Politico then followed that up with a story of several Democrats sharing their discomfort about the Obama animus

But let's calm down a bit.  Stipulate that some of the bizarre attacks on Obama might stem from the combination of his name and his hue (gotta figure that if he were still a black guy, but named Joe Smith, the Birthers probably wouldn't even get to rhetorical first base with some of their claims).  But does one guy from South Carolina calling the president a liar have to be the spark for much racial suspicion? 

Think about it: The last five days have been a high-water mark for universal intemperate behavior.
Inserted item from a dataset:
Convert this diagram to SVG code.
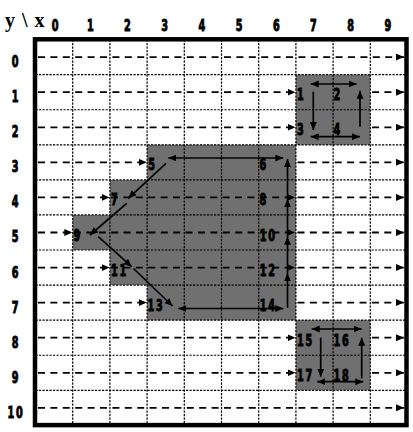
<svg xmlns="http://www.w3.org/2000/svg" width="413" height="432" viewBox="0 0 413 432">
<defs>
<marker id="ah" markerUnits="userSpaceOnUse" markerWidth="9" markerHeight="8" refX="8" refY="3.5" orient="auto-start-reverse" viewBox="0 0 9 8"><path d="M0,0 L8,3.5 L0,7 Z" fill="#000"/></marker>
<marker id="ad" markerUnits="userSpaceOnUse" markerWidth="9" markerHeight="8" refX="8" refY="3.5" orient="auto" viewBox="0 0 9 8"><path d="M0,0 L8,3.5 L0,7 Z" fill="#000"/></marker>
</defs>
<style>
.g{fill:#707070}
.dot{stroke:#000;stroke-width:1.2;stroke-dasharray:2.2 1.3;fill:none}
.dash{stroke:#000;stroke-width:1.8;stroke-dasharray:7 5.4;fill:none;marker-end:url(#ad)}
.s{stroke:#000;stroke-width:1.7;fill:none;marker-end:url(#ah)}
.d{stroke:#000;stroke-width:1.7;fill:none;marker-end:url(#ah);marker-start:url(#ah)}
.n{font-family:"DejaVu Sans Condensed","Liberation Sans Narrow","Liberation Sans",sans-serif;font-weight:bold;font-size:15px;letter-spacing:2.6px;fill:#000;stroke:#000;stroke-width:0.9}
.rl{text-anchor:middle}
.t{font-family:"Liberation Serif",serif;font-weight:bold;font-size:20px;letter-spacing:1px;fill:#000}
</style>
<rect width="413" height="432" fill="#fff"/>
<g id="regions">
<rect class="g" x="295.9" y="74.67" width="74.4" height="70.14"/>
<polygon class="g" points="147.1,144.81 295.9,144.81 295.9,320.16 147.1,320.16 147.1,285.09 109.9,285.09 109.9,250.02 72.7,250.02 72.7,214.95 109.9,214.95 109.9,179.88 147.1,179.88"/>
<rect class="g" x="295.9" y="320.16" width="74.4" height="70.14"/>
</g>
<g id="grid">
<path class="dot" d="M72.7,39.6V425.4M109.9,39.6V425.4M147.1,39.6V425.4M184.3,39.6V425.4M221.5,39.6V425.4M258.7,39.6V425.4M295.9,39.6V425.4M333.1,39.6V425.4M370.3,39.6V425.4"/>
<path class="dot" d="M35.5,74.67H407M35.5,109.74H407M35.5,144.81H407M35.5,179.88H407M35.5,214.95H407M35.5,250.02H407M35.5,285.09H407M35.5,320.16H407M35.5,355.23H407M35.5,390.3H407"/>
</g>
<g id="connectors">
<path class="dash" d="M38,57.1H404"/>
<path class="dash" d="M38,92.2H295.5"/><path class="dash" d="M372,92.2H404"/>
<path class="dash" d="M38,127.3H295.5"/><path class="dash" d="M372,127.3H404"/>
<path class="dash" d="M38,162.3H146.7"/><path class="dash" d="M297.5,162.3H404"/>
<path class="dash" d="M38,197.4H109.5"/><path class="dash" d="M111,197.4H295"/><path class="dash" d="M297.5,197.4H404"/>
<path class="dash" d="M38,232.5H72.3"/><path class="dash" d="M74,232.5H295"/><path class="dash" d="M297.5,232.5H404"/>
<path class="dash" d="M38,267.6H109.5"/><path class="dash" d="M111,267.6H295"/><path class="dash" d="M297.5,267.6H404"/>
<path class="dash" d="M38,302.6H146.7"/><path class="dash" d="M297.5,302.6H404"/>
<path class="dash" d="M38,337.7H295.5"/><path class="dash" d="M372,337.7H404"/>
<path class="dash" d="M38,372.8H295.5"/><path class="dash" d="M372,372.8H404"/>
<path class="dash" d="M38,407.8H404"/>
<path class="d" d="M310.7,84H356.7"/>
<path class="s" d="M313.3,91.7V130"/>
<path class="s" d="M360,126.7V90.7"/>
<path class="d" d="M310.7,136.7H360"/>
<path class="d" d="M311.7,329H361.7"/>
<path class="s" d="M320.7,337.7V376.7"/>
<path class="s" d="M361.7,378.3V337.7"/>
<path class="d" d="M317.3,381.7H363.3"/>
<path class="d" d="M168.3,158H283.3"/>
<path class="s" d="M166,163.3L128.3,198.3"/>
<path class="s" d="M126.7,203.3L90,235"/>
<path class="s" d="M98.3,236.7L131.7,266.7"/>
<path class="s" d="M133.5,268.5L172.5,306"/>
<path class="d" d="M178.3,308.5H283.3"/>
<path class="s" d="M287.5,308V273.3"/>
<path class="s" d="M287.5,273.3V236.7"/>
<path class="s" d="M287.5,236.7V199.3"/>
<path class="s" d="M287.5,199.3V159"/>
</g>
<g id="axes">
<text class="t" x="5" y="26.5">y \ x</text>
<text class="n rl" transform="translate(56 30.5) scale(0.72 1)">0</text>
<text class="n rl" transform="translate(91.4 30.5) scale(0.72 1)">1</text>
<text class="n rl" transform="translate(128.4 30.5) scale(0.72 1)">2</text>
<text class="n rl" transform="translate(165.6 30.5) scale(0.72 1)">3</text>
<text class="n rl" transform="translate(202.8 30.5) scale(0.72 1)">4</text>
<text class="n rl" transform="translate(240 30.5) scale(0.72 1)">5</text>
<text class="n rl" transform="translate(277.2 30.5) scale(0.72 1)">6</text>
<text class="n rl" transform="translate(314.4 30.5) scale(0.72 1)">7</text>
<text class="n rl" transform="translate(351.6 30.5) scale(0.72 1)">8</text>
<text class="n rl" transform="translate(388.8 30.5) scale(0.72 1)">9</text>
<text class="n rl" transform="translate(16 67) scale(0.72 1)">0</text>
<text class="n rl" transform="translate(16 102.1) scale(0.72 1)">1</text>
<text class="n rl" transform="translate(16 137.2) scale(0.72 1)">2</text>
<text class="n rl" transform="translate(16 172.2) scale(0.72 1)">3</text>
<text class="n rl" transform="translate(16 207.3) scale(0.72 1)">4</text>
<text class="n rl" transform="translate(16 242.4) scale(0.72 1)">5</text>
<text class="n rl" transform="translate(16 277.5) scale(0.72 1)">6</text>
<text class="n rl" transform="translate(16 312.5) scale(0.72 1)">7</text>
<text class="n rl" transform="translate(16 347.6) scale(0.72 1)">8</text>
<text class="n rl" transform="translate(16 382.7) scale(0.72 1)">9</text>
<text class="n rl" transform="translate(16 417.7) scale(0.72 1)">10</text>
</g>
<g id="n1"><text class="n" transform="translate(296.9 100.2) scale(0.72 1)">1</text></g>
<g id="n2"><text class="n" transform="translate(333.5 100.2) scale(0.72 1)">2</text></g>
<g id="n3"><text class="n" transform="translate(296.9 135.3) scale(0.72 1)">3</text></g>
<g id="n4"><text class="n" transform="translate(333.5 135.3) scale(0.72 1)">4</text></g>
<g id="n5"><text class="n" transform="translate(148.3 170.3) scale(0.72 1)">5</text></g>
<g id="n6"><text class="n" transform="translate(259.5 170.3) scale(0.72 1)">6</text></g>
<g id="n7"><text class="n" transform="translate(110.9 205.4) scale(0.72 1)">7</text></g>
<g id="n8"><text class="n" transform="translate(259.5 205.4) scale(0.72 1)">8</text></g>
<g id="n9"><text class="n" transform="translate(73.4 240.5) scale(0.72 1)">9</text></g>
<g id="n10"><text class="n" transform="translate(259.7 240.5) scale(0.72 1)">10</text></g>
<g id="n11"><text class="n" transform="translate(110.9 275.6) scale(0.72 1)">11</text></g>
<g id="n12"><text class="n" transform="translate(259.7 275.6) scale(0.72 1)">12</text></g>
<g id="n13"><text class="n" transform="translate(147.5 310.6) scale(0.72 1)">13</text></g>
<g id="n14"><text class="n" transform="translate(259.7 310.6) scale(0.72 1)">14</text></g>
<g id="n15"><text class="n" transform="translate(296.9 345.7) scale(0.72 1)">15</text></g>
<g id="n16"><text class="n" transform="translate(333.5 345.7) scale(0.72 1)">16</text></g>
<g id="n17"><text class="n" transform="translate(296.9 380.8) scale(0.72 1)">17</text></g>
<g id="n18"><text class="n" transform="translate(333.5 380.8) scale(0.72 1)">18</text></g>
<rect x="35" y="39.3" width="371.5" height="385.8" fill="none" stroke="#000" stroke-width="4.5"/>
</svg>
Call it the the Tri-W Wigout -- Joe Wilson (a white male politician) goes off on Barack Obama (the black-white president); Serena Williams (the black female tennis star) goes off on unnamed lineswoman (who appeared to be Asian); Kanye West (a black male rapper) disses Taylor Swift (a white female country singer) in favor of Beyonce Knowles (a black female R&B singer).  All of these incidents involve individuals of different races (and genders in two instances). 

They are interracial exchanges, but do they arise from racial (if not racist) sentiment?  Not necessarily. True, Wilson has some history in that area:  He dismissed the true claims of Strom Thurmond's illegitimate biracial daughter as a "smear." But, even so, there's not a track record of him going out of his way to insult black people.  While it's true that no member of the opposition has ever hurled a personal insult at the president during an address to the chamber, it's also true that rhetoric of all sorts has increased in passion in recent years.   

As Freud once said, sometimes a cigar is just a cigar.  An intemperate outburst is just that.  It's not about race; it's about the passion of the moment.  The offender should fully apologize and those who take offense should accept that apology and let everyone move on.  Joe, Serena, Kanye, chill pills for all three of you. OK?